━━━ Data shown ━━━

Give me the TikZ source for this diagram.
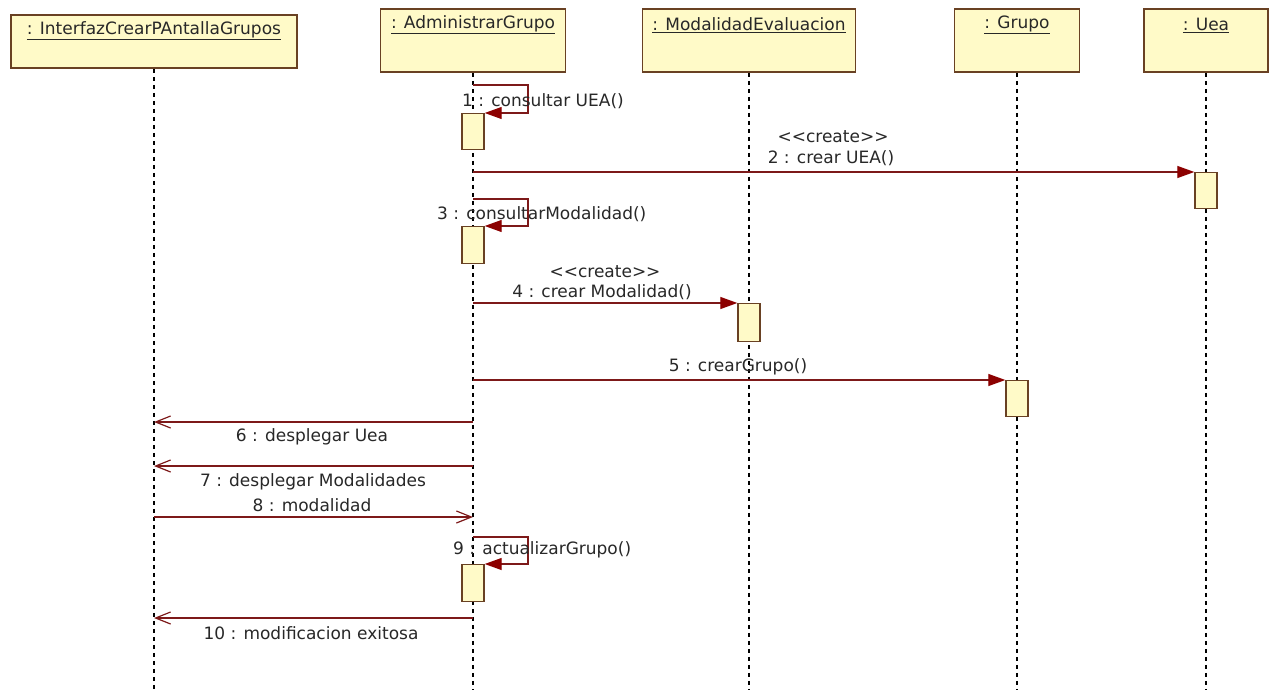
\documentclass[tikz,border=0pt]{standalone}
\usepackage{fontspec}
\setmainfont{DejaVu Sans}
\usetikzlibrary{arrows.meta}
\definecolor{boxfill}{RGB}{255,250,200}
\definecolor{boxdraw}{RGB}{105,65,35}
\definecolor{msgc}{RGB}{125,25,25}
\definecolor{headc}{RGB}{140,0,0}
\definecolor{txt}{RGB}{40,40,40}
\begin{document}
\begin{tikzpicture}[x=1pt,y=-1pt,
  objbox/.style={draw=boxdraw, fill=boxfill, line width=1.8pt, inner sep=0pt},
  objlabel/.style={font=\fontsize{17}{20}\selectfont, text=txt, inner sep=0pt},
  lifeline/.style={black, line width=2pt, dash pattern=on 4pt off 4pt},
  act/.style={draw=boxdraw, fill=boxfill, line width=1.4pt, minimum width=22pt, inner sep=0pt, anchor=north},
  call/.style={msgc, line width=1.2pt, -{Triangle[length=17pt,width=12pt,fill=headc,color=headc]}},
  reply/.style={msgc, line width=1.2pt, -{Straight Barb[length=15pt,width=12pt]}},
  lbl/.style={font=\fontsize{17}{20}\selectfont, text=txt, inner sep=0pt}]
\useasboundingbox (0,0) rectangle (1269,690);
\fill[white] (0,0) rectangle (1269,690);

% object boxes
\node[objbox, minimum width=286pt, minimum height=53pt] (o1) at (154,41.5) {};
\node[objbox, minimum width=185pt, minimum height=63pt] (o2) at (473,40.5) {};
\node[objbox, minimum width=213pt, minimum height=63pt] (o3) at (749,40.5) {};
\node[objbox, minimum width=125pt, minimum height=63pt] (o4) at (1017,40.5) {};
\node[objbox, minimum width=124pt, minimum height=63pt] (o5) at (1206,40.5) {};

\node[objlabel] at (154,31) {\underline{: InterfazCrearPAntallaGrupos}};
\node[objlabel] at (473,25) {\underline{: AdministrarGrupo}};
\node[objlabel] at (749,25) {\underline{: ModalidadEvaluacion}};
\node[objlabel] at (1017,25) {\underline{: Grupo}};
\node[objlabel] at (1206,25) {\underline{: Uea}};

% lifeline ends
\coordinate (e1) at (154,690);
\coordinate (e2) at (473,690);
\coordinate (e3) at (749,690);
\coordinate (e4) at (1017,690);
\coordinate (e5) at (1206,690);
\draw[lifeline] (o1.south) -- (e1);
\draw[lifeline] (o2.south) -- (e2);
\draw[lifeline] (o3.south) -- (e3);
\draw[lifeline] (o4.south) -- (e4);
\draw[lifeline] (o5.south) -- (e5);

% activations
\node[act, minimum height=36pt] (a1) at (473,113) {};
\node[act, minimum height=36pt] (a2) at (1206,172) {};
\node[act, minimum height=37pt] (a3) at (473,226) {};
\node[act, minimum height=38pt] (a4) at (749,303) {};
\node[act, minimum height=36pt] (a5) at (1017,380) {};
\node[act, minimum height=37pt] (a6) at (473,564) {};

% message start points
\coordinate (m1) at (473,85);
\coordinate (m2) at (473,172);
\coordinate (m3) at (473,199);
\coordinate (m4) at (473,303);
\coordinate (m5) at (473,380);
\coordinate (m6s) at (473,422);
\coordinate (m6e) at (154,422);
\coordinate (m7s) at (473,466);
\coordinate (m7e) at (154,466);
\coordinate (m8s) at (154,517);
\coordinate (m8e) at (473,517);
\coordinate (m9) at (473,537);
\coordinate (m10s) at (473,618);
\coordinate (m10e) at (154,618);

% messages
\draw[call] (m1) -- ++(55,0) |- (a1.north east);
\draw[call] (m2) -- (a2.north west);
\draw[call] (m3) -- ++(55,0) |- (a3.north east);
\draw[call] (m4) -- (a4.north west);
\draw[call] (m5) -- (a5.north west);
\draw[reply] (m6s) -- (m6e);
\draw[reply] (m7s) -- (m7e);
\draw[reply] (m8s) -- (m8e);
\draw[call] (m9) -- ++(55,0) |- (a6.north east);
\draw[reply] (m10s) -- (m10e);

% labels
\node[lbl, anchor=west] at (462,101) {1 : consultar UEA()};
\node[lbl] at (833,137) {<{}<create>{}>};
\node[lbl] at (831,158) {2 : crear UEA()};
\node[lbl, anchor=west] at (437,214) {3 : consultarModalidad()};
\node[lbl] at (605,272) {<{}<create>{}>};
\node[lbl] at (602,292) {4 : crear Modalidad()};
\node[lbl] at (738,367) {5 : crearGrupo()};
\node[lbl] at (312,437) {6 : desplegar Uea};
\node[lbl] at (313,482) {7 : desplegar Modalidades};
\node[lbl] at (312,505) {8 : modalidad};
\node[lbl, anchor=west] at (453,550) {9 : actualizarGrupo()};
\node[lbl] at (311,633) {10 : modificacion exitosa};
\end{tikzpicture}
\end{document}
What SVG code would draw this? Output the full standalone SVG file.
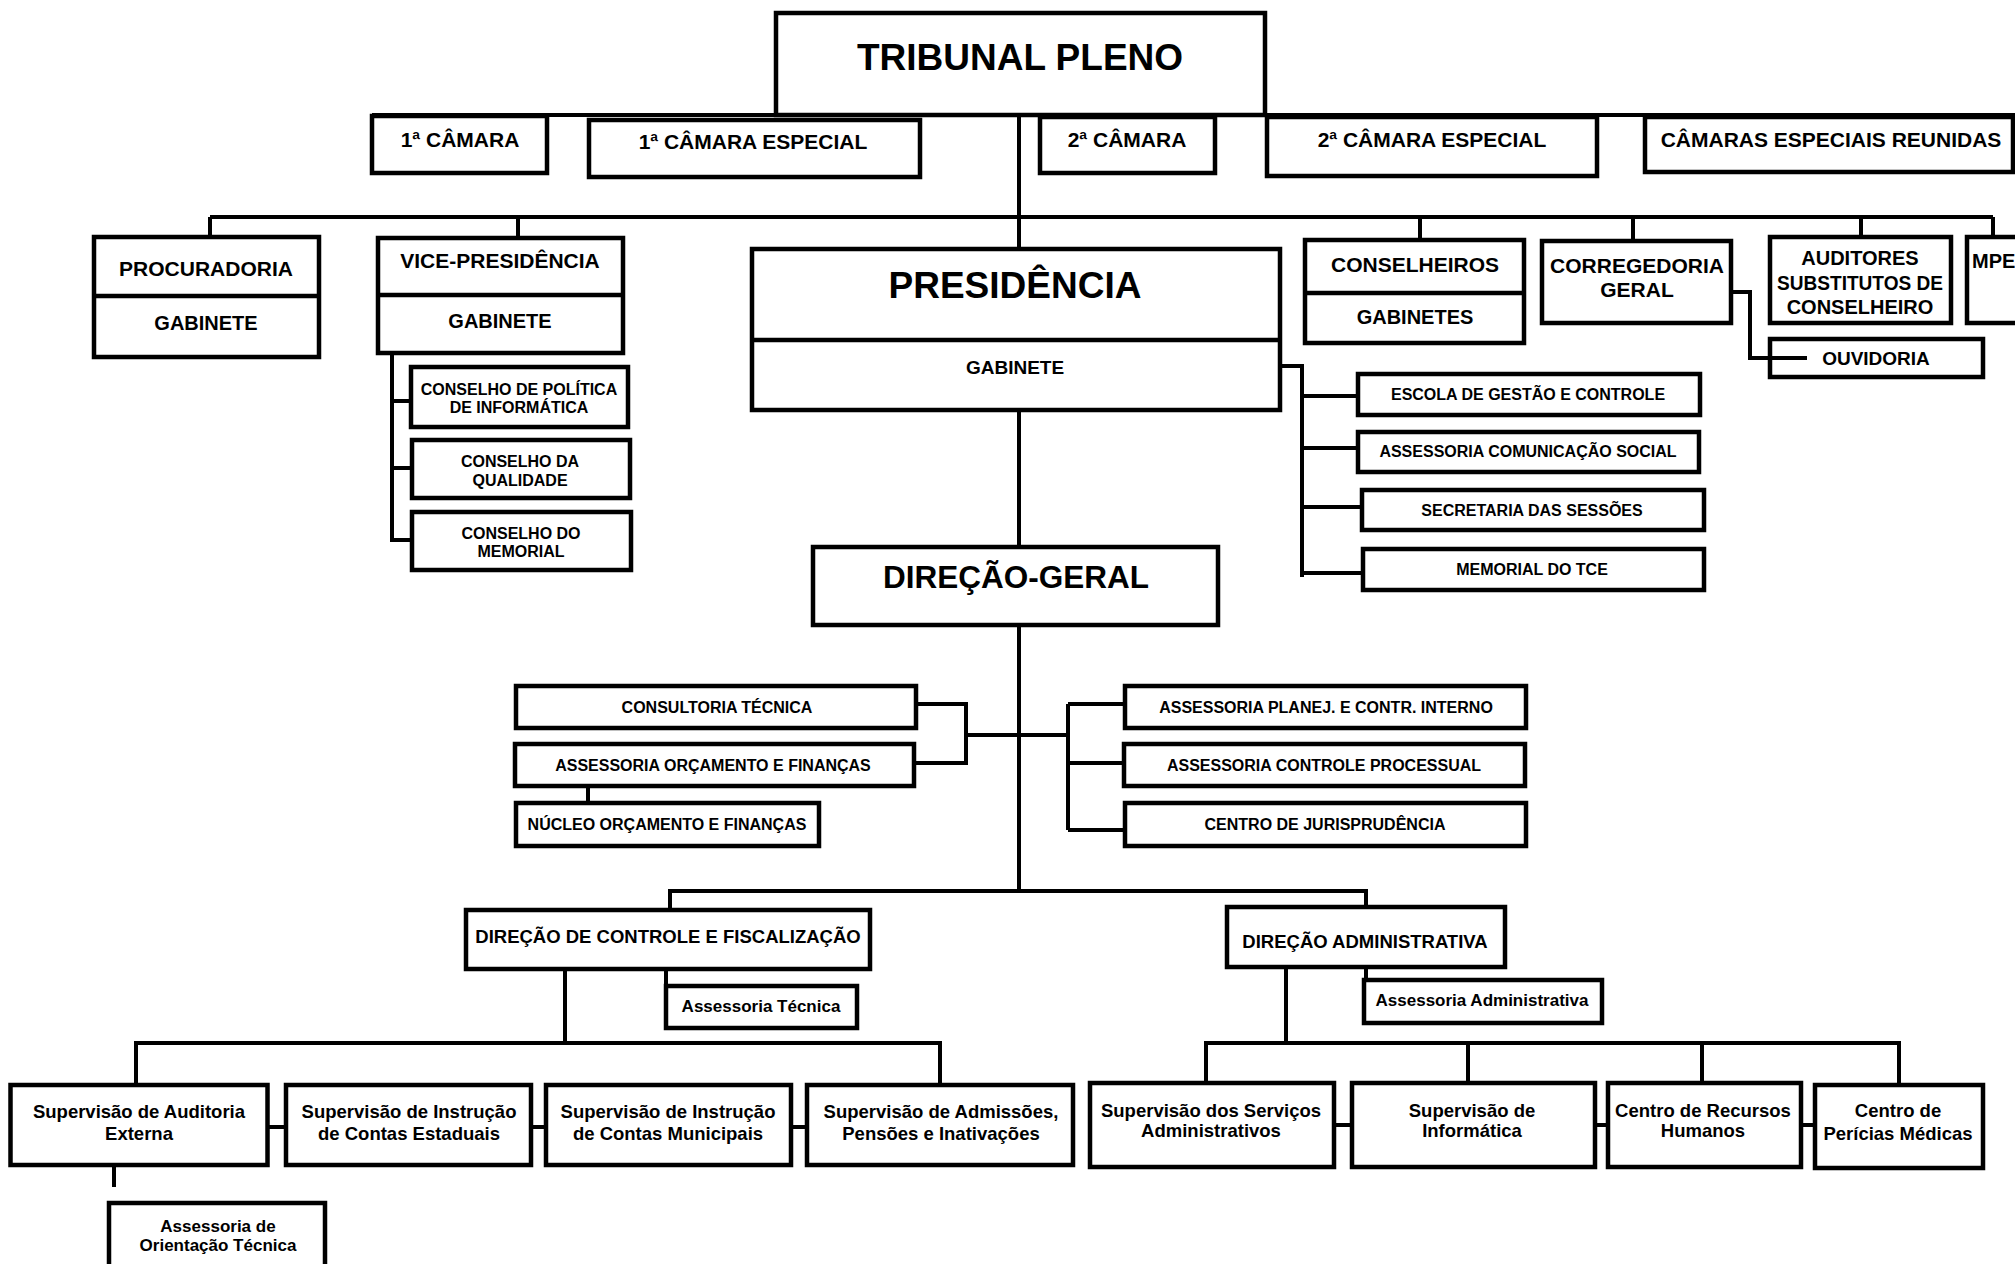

━━━

**Written exercise**
Repeat the listing verbatim. Skip the pictures.

**Written response**
Give me the TikZ source for this diagram.
\documentclass[tikz,border=0pt]{standalone}
\usepackage{fontspec}
\setmainfont{DejaVu Sans}
\usetikzlibrary{arrows.meta}
\definecolor{boxfill}{RGB}{255,250,200}
\definecolor{boxdraw}{RGB}{105,65,35}
\definecolor{msgc}{RGB}{125,25,25}
\definecolor{headc}{RGB}{140,0,0}
\definecolor{txt}{RGB}{40,40,40}
\begin{document}
\begin{tikzpicture}[x=1pt,y=-1pt,
  objbox/.style={draw=boxdraw, fill=boxfill, line width=1.8pt, inner sep=0pt},
  objlabel/.style={font=\fontsize{17}{20}\selectfont, text=txt, inner sep=0pt},
  lifeline/.style={black, line width=2pt, dash pattern=on 4pt off 4pt},
  act/.style={draw=boxdraw, fill=boxfill, line width=1.4pt, minimum width=22pt, inner sep=0pt, anchor=north},
  call/.style={msgc, line width=1.2pt, -{Triangle[length=17pt,width=12pt,fill=headc,color=headc]}},
  reply/.style={msgc, line width=1.2pt, -{Straight Barb[length=15pt,width=12pt]}},
  lbl/.style={font=\fontsize{17}{20}\selectfont, text=txt, inner sep=0pt}]
\useasboundingbox (0,0) rectangle (1269,690);
\fill[white] (0,0) rectangle (1269,690);

% object boxes
\node[objbox, minimum width=286pt, minimum height=53pt] (o1) at (154,41.5) {};
\node[objbox, minimum width=185pt, minimum height=63pt] (o2) at (473,40.5) {};
\node[objbox, minimum width=213pt, minimum height=63pt] (o3) at (749,40.5) {};
\node[objbox, minimum width=125pt, minimum height=63pt] (o4) at (1017,40.5) {};
\node[objbox, minimum width=124pt, minimum height=63pt] (o5) at (1206,40.5) {};

\node[objlabel] at (154,31) {\underline{: InterfazCrearPAntallaGrupos}};
\node[objlabel] at (473,25) {\underline{: AdministrarGrupo}};
\node[objlabel] at (749,25) {\underline{: ModalidadEvaluacion}};
\node[objlabel] at (1017,25) {\underline{: Grupo}};
\node[objlabel] at (1206,25) {\underline{: Uea}};

% lifeline ends
\coordinate (e1) at (154,690);
\coordinate (e2) at (473,690);
\coordinate (e3) at (749,690);
\coordinate (e4) at (1017,690);
\coordinate (e5) at (1206,690);
\draw[lifeline] (o1.south) -- (e1);
\draw[lifeline] (o2.south) -- (e2);
\draw[lifeline] (o3.south) -- (e3);
\draw[lifeline] (o4.south) -- (e4);
\draw[lifeline] (o5.south) -- (e5);

% activations
\node[act, minimum height=36pt] (a1) at (473,113) {};
\node[act, minimum height=36pt] (a2) at (1206,172) {};
\node[act, minimum height=37pt] (a3) at (473,226) {};
\node[act, minimum height=38pt] (a4) at (749,303) {};
\node[act, minimum height=36pt] (a5) at (1017,380) {};
\node[act, minimum height=37pt] (a6) at (473,564) {};

% message start points
\coordinate (m1) at (473,85);
\coordinate (m2) at (473,172);
\coordinate (m3) at (473,199);
\coordinate (m4) at (473,303);
\coordinate (m5) at (473,380);
\coordinate (m6s) at (473,422);
\coordinate (m6e) at (154,422);
\coordinate (m7s) at (473,466);
\coordinate (m7e) at (154,466);
\coordinate (m8s) at (154,517);
\coordinate (m8e) at (473,517);
\coordinate (m9) at (473,537);
\coordinate (m10s) at (473,618);
\coordinate (m10e) at (154,618);

% messages
\draw[call] (m1) -- ++(55,0) |- (a1.north east);
\draw[call] (m2) -- (a2.north west);
\draw[call] (m3) -- ++(55,0) |- (a3.north east);
\draw[call] (m4) -- (a4.north west);
\draw[call] (m5) -- (a5.north west);
\draw[reply] (m6s) -- (m6e);
\draw[reply] (m7s) -- (m7e);
\draw[reply] (m8s) -- (m8e);
\draw[call] (m9) -- ++(55,0) |- (a6.north east);
\draw[reply] (m10s) -- (m10e);

% labels
\node[lbl, anchor=west] at (462,101) {1 : consultar UEA()};
\node[lbl] at (833,137) {<{}<create>{}>};
\node[lbl] at (831,158) {2 : crear UEA()};
\node[lbl, anchor=west] at (437,214) {3 : consultarModalidad()};
\node[lbl] at (605,272) {<{}<create>{}>};
\node[lbl] at (602,292) {4 : crear Modalidad()};
\node[lbl] at (738,367) {5 : crearGrupo()};
\node[lbl] at (312,437) {6 : desplegar Uea};
\node[lbl] at (313,482) {7 : desplegar Modalidades};
\node[lbl] at (312,505) {8 : modalidad};
\node[lbl, anchor=west] at (453,550) {9 : actualizarGrupo()};
\node[lbl] at (311,633) {10 : modificacion exitosa};
\end{tikzpicture}
\end{document}
What SVG code would draw this? Output the full standalone SVG file.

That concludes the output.